Streu- und Räumpflicht bei Gehsteigen

November 2018


Einer kürzlich vom Obersten Gerichtshof (OGH) entschiedenen Rechtssache lag nachfolgender Sachverhalt zu Grunde:

Die Klägerin verletzte sich am 21. Jänner 2017 gegen 14 Uhr bei einem Sturz auf einem schneebedeckten Gehsteig. Der Gehsteig verläuft im Ortsgebiet auf einem Privatgrundstück der Beklagten entlang einem ihr gehörenden Gebäude.

Die Beklagte hatte der Gemeinde im Jahr 1994 die „Dienstbarkeit des Gehsteigs“ eingeräumt. Vor dem Sturz der Klägerin führten Gemeindemitarbeiter „seit Jahren“ den Winterdienst durch, indem sie auf den Gehsteigen Split streuten. Ob sie auch Schnee räumten, konnte das Erstgericht nicht feststellen. Im Spätherbst teilte die Gemeinde „seit Jahren“ auf ihrer Website und im Gemeindeblatt unter Hinweis auf die die Eigentümer treffende Verpflichtung nach § 93 Straßenverkehrsordnung (StVO) mit, dass die fallweise Gehsteigräumung durch den Winterdienst der Gemeinde nur zur Unterstützung der Anrainer erfolgt, die Grundstückseigentümer aber nicht von ihren Anrainerpflichten befreit.

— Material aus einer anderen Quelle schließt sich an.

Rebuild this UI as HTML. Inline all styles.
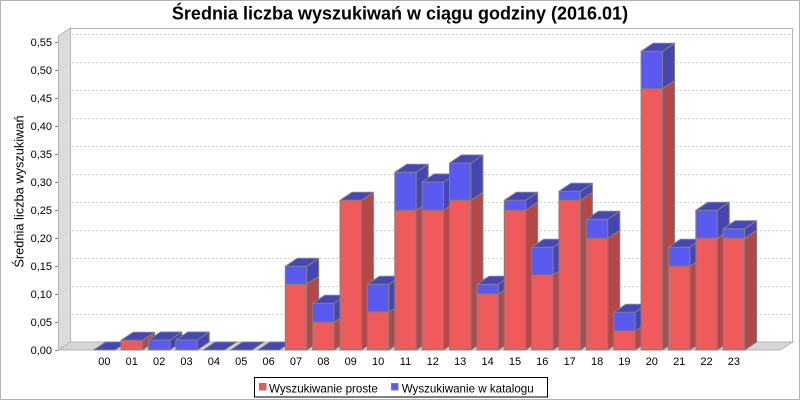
<!DOCTYPE html>
<html><head><meta charset="utf-8"><style>
html,body{margin:0;padding:0;background:#fff;}
svg{display:block;}
text{font-family:"Liberation Sans",Arial,sans-serif;}
</style></head><body>
<svg width="800" height="400" viewBox="0 0 800 400" xmlns="http://www.w3.org/2000/svg">
<rect x="0" y="0" width="800" height="400" fill="#fff"/>
<rect x="0.5" y="0.5" width="799" height="399" fill="none" stroke="#b4b4b4"/>
<text x="400" y="19.5" font-size="18" font-weight="bold" text-anchor="middle" fill="#000">Średnia liczba wyszukiwań w ciągu godziny (2016.01)</text>
<!-- walls -->
<rect x="70.5" y="28.5" width="722" height="314" fill="#fff" stroke="#b4b4b4"/>
<polygon points="58.5,350 58.5,36 70.5,28 70.5,342" fill="#dcdcdc" stroke="#b4b4b4"/>
<polygon points="58.5,350 70.5,342 792.5,342 780.5,350" fill="#d6d6d6" stroke="#b4b4b4"/>
<!-- gridlines -->
<g stroke="#cfcfcf" stroke-dasharray="2,2" fill="none" stroke-width="1">
<polyline points="58.5,322.5 70.5,314.5 792,314.5"/>
<polyline points="58.5,294.5 70.5,286.5 792,286.5"/>
<polyline points="58.5,266.5 70.5,258.5 792,258.5"/>
<polyline points="58.5,238.5 70.5,230.5 792,230.5"/>
<polyline points="58.5,210.5 70.5,202.5 792,202.5"/>
<polyline points="58.5,182.5 70.5,174.5 792,174.5"/>
<polyline points="58.5,154.5 70.5,146.5 792,146.5"/>
<polyline points="58.5,126.5 70.5,118.5 792,118.5"/>
<polyline points="58.5,98.5 70.5,90.5 792,90.5"/>
<polyline points="58.5,70.5 70.5,62.5 792,62.5"/>
<polyline points="58.5,42.5 70.5,34.5 792,34.5"/>
</g>
<!-- y ticks -->
<g stroke="#808080" stroke-width="1">
<line x1="55" y1="350.5" x2="58" y2="350.5"/>
<line x1="55" y1="322.5" x2="58" y2="322.5"/>
<line x1="55" y1="294.5" x2="58" y2="294.5"/>
<line x1="55" y1="266.5" x2="58" y2="266.5"/>
<line x1="55" y1="238.5" x2="58" y2="238.5"/>
<line x1="55" y1="210.5" x2="58" y2="210.5"/>
<line x1="55" y1="182.5" x2="58" y2="182.5"/>
<line x1="55" y1="154.5" x2="58" y2="154.5"/>
<line x1="55" y1="126.5" x2="58" y2="126.5"/>
<line x1="55" y1="98.5" x2="58" y2="98.5"/>
<line x1="55" y1="70.5" x2="58" y2="70.5"/>
<line x1="55" y1="42.5" x2="58" y2="42.5"/>
</g>
<g font-size="11" text-anchor="end" fill="#000">
<text x="52" y="354">0,00</text>
<text x="52" y="326">0,05</text>
<text x="52" y="298">0,10</text>
<text x="52" y="270">0,15</text>
<text x="52" y="242">0,20</text>
<text x="52" y="214">0,25</text>
<text x="52" y="186">0,30</text>
<text x="52" y="158">0,35</text>
<text x="52" y="130">0,40</text>
<text x="52" y="102">0,45</text>
<text x="52" y="74">0,50</text>
<text x="52" y="46">0,55</text>
</g>
<text transform="translate(23.3,191.5) rotate(-90)" font-size="12.8" text-anchor="middle" fill="#000">Średnia liczba wyszukiwań</text>

<!-- bars -->
<g stroke="#808080" stroke-width="1" stroke-linejoin="round">
<!-- 00 -->
<g transform="translate(93.7,0)"><polygon points="0,350 21.4,350 33.4,342 12,342" fill="#4646b6"/></g>
<!-- 01 -->
<g transform="translate(121.07,0)">
<rect x="0" y="340.3" width="21.4" height="9.7" fill="#ef5a5a"/>
<polygon points="21.4,350 33.4,342 33.4,332.3 21.4,340.3" fill="#b44848"/>
<polygon points="0,340.3 21.4,340.3 33.4,332.3 12,332.3" fill="#4646b6"/></g>
<!-- 02 -->
<g transform="translate(148.44,0)">
<rect x="0" y="340" width="21.4" height="10" fill="#5a5af0"/>
<polygon points="21.4,350 33.4,342 33.4,332 21.4,340" fill="#4646b2"/>
<polygon points="0,340 21.4,340 33.4,332 12,332" fill="#4646b6"/></g>
<!-- 03 -->
<g transform="translate(175.81,0)">
<rect x="0" y="340" width="21.4" height="10" fill="#5a5af0"/>
<polygon points="21.4,350 33.4,342 33.4,332 21.4,340" fill="#4646b2"/>
<polygon points="0,340 21.4,340 33.4,332 12,332" fill="#4646b6"/></g>
<!-- 04 -->
<g transform="translate(203.18,0)"><polygon points="0,350 21.4,350 33.4,342 12,342" fill="#4646b6"/></g>
<!-- 05 -->
<g transform="translate(230.55,0)"><polygon points="0,350 21.4,350 33.4,342 12,342" fill="#4646b6"/></g>
<!-- 06 -->
<g transform="translate(257.92,0)"><polygon points="0,350 21.4,350 33.4,342 12,342" fill="#4646b6"/></g>
<!-- 07 -->
<g transform="translate(285.29,0)">
<rect x="0" y="284.3" width="21.4" height="65.7" fill="#ef5a5a"/>
<polygon points="21.4,350 33.4,342 33.4,276.3 21.4,284.3" fill="#b44848"/>
<rect x="0" y="266.3" width="21.4" height="18" fill="#5a5af0"/>
<polygon points="21.4,284.3 33.4,276.3 33.4,258.3 21.4,266.3" fill="#4646b2"/>
<polygon points="0,266.3 21.4,266.3 33.4,258.3 12,258.3" fill="#4646b6"/></g>
<!-- 08 -->
<g transform="translate(312.66,0)">
<rect x="0" y="322.3" width="21.4" height="27.7" fill="#ef5a5a"/>
<polygon points="21.4,350 33.4,342 33.4,314.3 21.4,322.3" fill="#b44848"/>
<rect x="0" y="303.3" width="21.4" height="19" fill="#5a5af0"/>
<polygon points="21.4,322.3 33.4,314.3 33.4,295.3 21.4,303.3" fill="#4646b2"/>
<polygon points="0,303.3 21.4,303.3 33.4,295.3 12,295.3" fill="#4646b6"/></g>
<!-- 09 -->
<g transform="translate(340.03,0)">
<rect x="0" y="200.3" width="21.4" height="149.7" fill="#ef5a5a"/>
<polygon points="21.4,350 33.4,342 33.4,192.3 21.4,200.3" fill="#b44848"/>
<polygon points="0,200.3 21.4,200.3 33.4,192.3 12,192.3" fill="#4646b6"/></g>
<!-- 10 -->
<g transform="translate(367.4,0)">
<rect x="0" y="312" width="21.4" height="38" fill="#ef5a5a"/>
<polygon points="21.4,350 33.4,342 33.4,304 21.4,312" fill="#b44848"/>
<rect x="0" y="284.3" width="21.4" height="27.7" fill="#5a5af0"/>
<polygon points="21.4,312 33.4,304 33.4,276.3 21.4,284.3" fill="#4646b2"/>
<polygon points="0,284.3 21.4,284.3 33.4,276.3 12,276.3" fill="#4646b6"/></g>
<!-- 11 -->
<g transform="translate(394.77,0)">
<rect x="0" y="210.3" width="21.4" height="139.7" fill="#ef5a5a"/>
<polygon points="21.4,350 33.4,342 33.4,202.3 21.4,210.3" fill="#b44848"/>
<rect x="0" y="172.3" width="21.4" height="38" fill="#5a5af0"/>
<polygon points="21.4,210.3 33.4,202.3 33.4,164.3 21.4,172.3" fill="#4646b2"/>
<polygon points="0,172.3 21.4,172.3 33.4,164.3 12,164.3" fill="#4646b6"/></g>
<!-- 12 -->
<g transform="translate(422.14,0)">
<rect x="0" y="210.3" width="21.4" height="139.7" fill="#ef5a5a"/>
<polygon points="21.4,350 33.4,342 33.4,202.3 21.4,210.3" fill="#b44848"/>
<rect x="0" y="182" width="21.4" height="28.3" fill="#5a5af0"/>
<polygon points="21.4,210.3 33.4,202.3 33.4,174 21.4,182" fill="#4646b2"/>
<polygon points="0,182 21.4,182 33.4,174 12,174" fill="#4646b6"/></g>
<!-- 13 -->
<g transform="translate(449.51,0)">
<rect x="0" y="200.3" width="21.4" height="149.7" fill="#ef5a5a"/>
<polygon points="21.4,350 33.4,342 33.4,192.3 21.4,200.3" fill="#b44848"/>
<rect x="0" y="163" width="21.4" height="37.3" fill="#5a5af0"/>
<polygon points="21.4,200.3 33.4,192.3 33.4,155 21.4,163" fill="#4646b2"/>
<polygon points="0,163 21.4,163 33.4,155 12,155" fill="#4646b6"/></g>
<!-- 14 -->
<g transform="translate(476.88,0)">
<rect x="0" y="294" width="21.4" height="56" fill="#ef5a5a"/>
<polygon points="21.4,350 33.4,342 33.4,286 21.4,294" fill="#b44848"/>
<rect x="0" y="284.3" width="21.4" height="9.7" fill="#5a5af0"/>
<polygon points="21.4,294 33.4,286 33.4,276.3 21.4,284.3" fill="#4646b2"/>
<polygon points="0,284.3 21.4,284.3 33.4,276.3 12,276.3" fill="#4646b6"/></g>
<!-- 15 -->
<g transform="translate(504.25,0)">
<rect x="0" y="210.3" width="21.4" height="139.7" fill="#ef5a5a"/>
<polygon points="21.4,350 33.4,342 33.4,202.3 21.4,210.3" fill="#b44848"/>
<rect x="0" y="200.3" width="21.4" height="10" fill="#5a5af0"/>
<polygon points="21.4,210.3 33.4,202.3 33.4,192.3 21.4,200.3" fill="#4646b2"/>
<polygon points="0,200.3 21.4,200.3 33.4,192.3 12,192.3" fill="#4646b6"/></g>
<!-- 16 -->
<g transform="translate(531.62,0)">
<rect x="0" y="275" width="21.4" height="75" fill="#ef5a5a"/>
<polygon points="21.4,350 33.4,342 33.4,267 21.4,275" fill="#b44848"/>
<rect x="0" y="247.3" width="21.4" height="27.7" fill="#5a5af0"/>
<polygon points="21.4,275 33.4,267 33.4,239.3 21.4,247.3" fill="#4646b2"/>
<polygon points="0,247.3 21.4,247.3 33.4,239.3 12,239.3" fill="#4646b6"/></g>
<!-- 17 -->
<g transform="translate(558.99,0)">
<rect x="0" y="200.3" width="21.4" height="149.7" fill="#ef5a5a"/>
<polygon points="21.4,350 33.4,342 33.4,192.3 21.4,200.3" fill="#b44848"/>
<rect x="0" y="191.3" width="21.4" height="9" fill="#5a5af0"/>
<polygon points="21.4,200.3 33.4,192.3 33.4,183.3 21.4,191.3" fill="#4646b2"/>
<polygon points="0,191.3 21.4,191.3 33.4,183.3 12,183.3" fill="#4646b6"/></g>
<!-- 18 -->
<g transform="translate(586.36,0)">
<rect x="0" y="238.3" width="21.4" height="111.7" fill="#ef5a5a"/>
<polygon points="21.4,350 33.4,342 33.4,230.3 21.4,238.3" fill="#b44848"/>
<rect x="0" y="219.3" width="21.4" height="19" fill="#5a5af0"/>
<polygon points="21.4,238.3 33.4,230.3 33.4,211.3 21.4,219.3" fill="#4646b2"/>
<polygon points="0,219.3 21.4,219.3 33.4,211.3 12,211.3" fill="#4646b6"/></g>
<!-- 19 -->
<g transform="translate(613.73,0)">
<rect x="0" y="331" width="21.4" height="19" fill="#ef5a5a"/>
<polygon points="21.4,350 33.4,342 33.4,323 21.4,331" fill="#b44848"/>
<rect x="0" y="312.3" width="21.4" height="18.7" fill="#5a5af0"/>
<polygon points="21.4,331 33.4,323 33.4,304.3 21.4,312.3" fill="#4646b2"/>
<polygon points="0,312.3 21.4,312.3 33.4,304.3 12,304.3" fill="#4646b6"/></g>
<!-- 20 -->
<g transform="translate(641.1,0)">
<rect x="0" y="88.7" width="21.4" height="261.3" fill="#ef5a5a"/>
<polygon points="21.4,350 33.4,342 33.4,80.7 21.4,88.7" fill="#b44848"/>
<rect x="0" y="51.3" width="21.4" height="37.4" fill="#5a5af0"/>
<polygon points="21.4,88.7 33.4,80.7 33.4,43.3 21.4,51.3" fill="#4646b2"/>
<polygon points="0,51.3 21.4,51.3 33.4,43.3 12,43.3" fill="#4646b6"/></g>
<!-- 21 -->
<g transform="translate(668.47,0)">
<rect x="0" y="266.3" width="21.4" height="83.7" fill="#ef5a5a"/>
<polygon points="21.4,350 33.4,342 33.4,258.3 21.4,266.3" fill="#b44848"/>
<rect x="0" y="247.3" width="21.4" height="19" fill="#5a5af0"/>
<polygon points="21.4,266.3 33.4,258.3 33.4,239.3 21.4,247.3" fill="#4646b2"/>
<polygon points="0,247.3 21.4,247.3 33.4,239.3 12,239.3" fill="#4646b6"/></g>
<!-- 22 -->
<g transform="translate(695.84,0)">
<rect x="0" y="238.3" width="21.4" height="111.7" fill="#ef5a5a"/>
<polygon points="21.4,350 33.4,342 33.4,230.3 21.4,238.3" fill="#b44848"/>
<rect x="0" y="210.3" width="21.4" height="28" fill="#5a5af0"/>
<polygon points="21.4,238.3 33.4,230.3 33.4,202.3 21.4,210.3" fill="#4646b2"/>
<polygon points="0,210.3 21.4,210.3 33.4,202.3 12,202.3" fill="#4646b6"/></g>
<!-- 23 -->
<g transform="translate(723.21,0)">
<rect x="0" y="238.3" width="21.4" height="111.7" fill="#ef5a5a"/>
<polygon points="21.4,350 33.4,342 33.4,230.3 21.4,238.3" fill="#b44848"/>
<rect x="0" y="228.7" width="21.4" height="9.6" fill="#5a5af0"/>
<polygon points="21.4,238.3 33.4,230.3 33.4,220.7 21.4,228.7" fill="#4646b2"/>
<polygon points="0,228.7 21.4,228.7 33.4,220.7 12,220.7" fill="#4646b6"/></g>
</g>

<!-- category labels -->
<g font-size="11" text-anchor="middle" fill="#000">
<text x="104.4" y="365">00</text>
<text x="131.8" y="365">01</text>
<text x="159.1" y="365">02</text>
<text x="186.5" y="365">03</text>
<text x="213.9" y="365">04</text>
<text x="241.3" y="365">05</text>
<text x="268.6" y="365">06</text>
<text x="296" y="365">07</text>
<text x="323.4" y="365">08</text>
<text x="350.7" y="365">09</text>
<text x="378.1" y="365">10</text>
<text x="405.5" y="365">11</text>
<text x="432.8" y="365">12</text>
<text x="460.2" y="365">13</text>
<text x="487.6" y="365">14</text>
<text x="515" y="365">15</text>
<text x="542.3" y="365">16</text>
<text x="569.7" y="365">17</text>
<text x="597.1" y="365">18</text>
<text x="624.4" y="365">19</text>
<text x="651.8" y="365">20</text>
<text x="679.2" y="365">21</text>
<text x="706.5" y="365">22</text>
<text x="733.9" y="365">23</text>
</g>

<!-- legend -->
<rect x="254.5" y="377.5" width="293" height="19.5" fill="#fff" stroke="#000"/>
<rect x="259.5" y="383.5" width="6.5" height="6.5" fill="#ef5a5a" stroke="#808080"/>
<text x="269" y="392.3" font-size="11.6" fill="#000">Wyszukiwanie proste</text>
<rect x="391.5" y="383.5" width="6.5" height="6.5" fill="#5a5af0" stroke="#808080"/>
<text x="401.7" y="392.3" font-size="11.6" fill="#000">Wyszukiwanie w katalogu</text>
</svg>
</body></html>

Gemäß § 93 Abs 1 StVO haben nämlich die Eigentümer von Liegenschaften in Ortsgebieten, ausgenommen die Eigentümer von unverbauten, land- und forstwirtschaftlich genutzten Liegenschaften, dafür zu sorgen, dass die entlang der Liegenschaft in einer Entfernung von nicht mehr als 3 m vorhandenen, dem öffentlichen Verkehr dienenden Gehsteige und Gehwege in der Zeit von 6 bis 22 Uhr von Schnee und Verunreinigungen gesäubert sowie bei Schnee und Glatteis bestreut sind.

Beim Unfall der Klägerin war der Gehsteig nahezu zur Gänze mit einer Schnee- und Eisschicht bedeckt; gestreuter Split war nur teilweise, hauptsächlich in unteren Schichten, vorhanden. Die Beklagte selbst hatte weder am Unfalltag noch in den Tagen davor gestreut oder geräumt.

Der Oberste Gerichtshof (OGH) bestätigte die Entscheidung des Berufungsgerichtes und gab der Schadenersatzklage zur Gänze Folge. Nach Ansicht des OGH bestehe daher Zweifel, dass die Beklagte grundsätzlich zur Räumung und Streuung verpflichtet war. Eine rechtsgeschäftliche Übertragung der Räum- und Streupflicht im Sinne des § 93 Abs 5 StVO sei nicht vorgelegen. Da nicht festgestellt werden konnte, dass die Gemeinde auf den Gehsteigen auch für die Schneeräumung gesorgt hat (erwiesen ist lediglich ein zeitweises Streuen), könne auch nicht von einer konkludenten Übernahme der Räum- und Streupflicht durch die Gemeinde gesprochen werden. Daher hat die beklagte Grundeigentümerin für den Schaden einzustehen.